ASIC’s Longo provides Mulino with policy roadmap

ANALYSIS
The Australian Securities and Investments Commission’s release this week of its private markets roadmap has been a tightly choreographed and major communications exercise which may prove to be the lasting legacy of outgoing chair, Joe Longo.
ASIC had, in fact, been building for weeks towards Longo’s appearance yesterday before the National Press Club in Canberra with journalists being provided with embargoed documentation leading into the chair’s speech including the key reports which are foundational to the regulator’s preferred policy position.
ASIC as a Commonwealth regulatory agency will argue that it does not write Government policy but, in this case, it has visibly provided a roadmap for a Government which is struggling to deal with the fall-out from the collapse of the Shield and First Guardian funds and the patent folly which is the funding mechanism for the Compensation Scheme of Last Resort (CSLR).
Longo used much of his NPC speech yesterday to outline ASIC’s policy and regulatory wish-list and it is notable that he found time towards of the end of his speech “to acknowledge the work the Assistant Treasurer [Daniel Mulino] has been doing considering this important issue”.

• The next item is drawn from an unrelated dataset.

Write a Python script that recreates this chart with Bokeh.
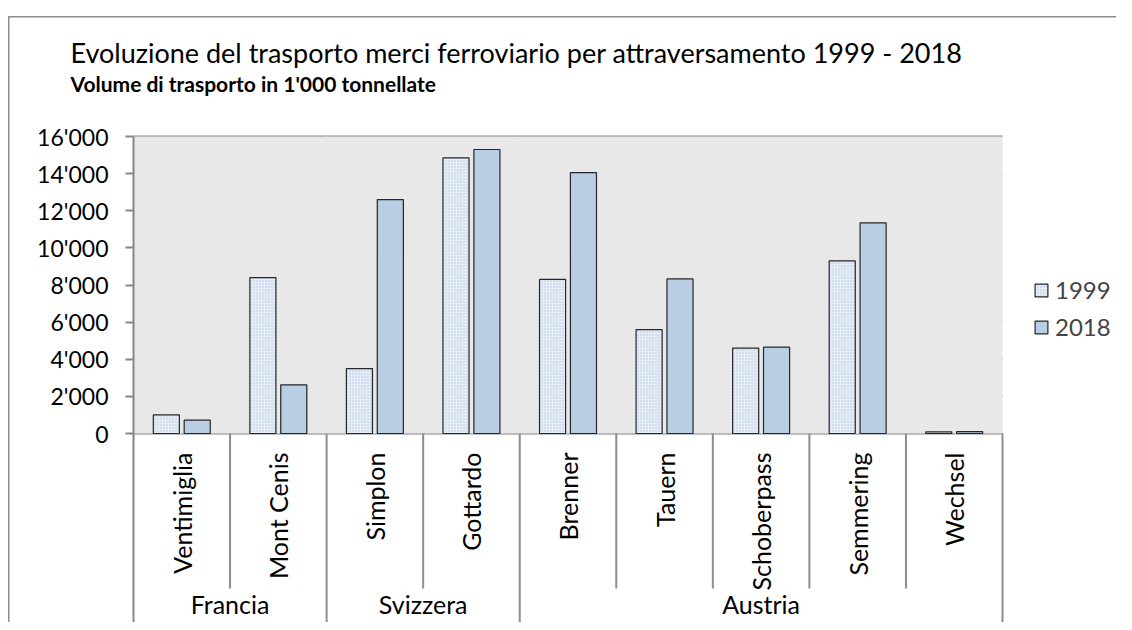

The important issue to which Longo referred was a strengthening of the regime around managed investment schemes – something which Mulino had begun referring to over recent weeks, including with respect to the transparency and capital backing of those schemes.
Thus, Longo was clearly singing off a ministerially-endorsed hymn sheet when he told the NPC in reference to private markets “we need to see s significant uplift in practices and if the sector can’t get this right, law reform may be required – introducing new, mandatory obligations to lift standards and to address poor consumer outcomes”.
“More rules would not be my first choice, however, if poor practices undermine the integrity of this sector as it grows we may be left with no other option,”
Longo said.
“There is also work to be done flowing from the recent Shield and First Guardian collapses. There is an opportunity to strengthen the system for Australians.
“So, I am repeating ASIC’s view of the need to strengthen requirements for managed investment schemes, improve data reporting, and give ASIC the powers we need to oversee this sector effectively.”
It will also not have been lost on those listening to Longo that he made special mention of investment platforms and superannuation.
Referencing possible legislative and regulatory change, Longoe said: “Other ideas should be considered, including disrupting the lead generation businesses that trick consumers into moving their super, slowing down the superannuation switching process, reconsidering the retail/wholesale test, and extending the proposed prohibition on unfair trading practices to financial services”.
“We also need to look ahead. One of the fastest-growing segments of our superannuation system is platform trustees, with investments up 14.5 per cent in the year to June.
“One of the key themes of ASIC’s work in recent years has been to highlight superannuation trustees’ critical responsibilities to members.
“That’s why we keep asking whether trustees are doing enough to meet their obligations, including when things go wrong. This isn’t a question for ASIC alone – it’s a challenge for all of us. Getting it right will mean greater investor confidence and a more resilient, diversified market.”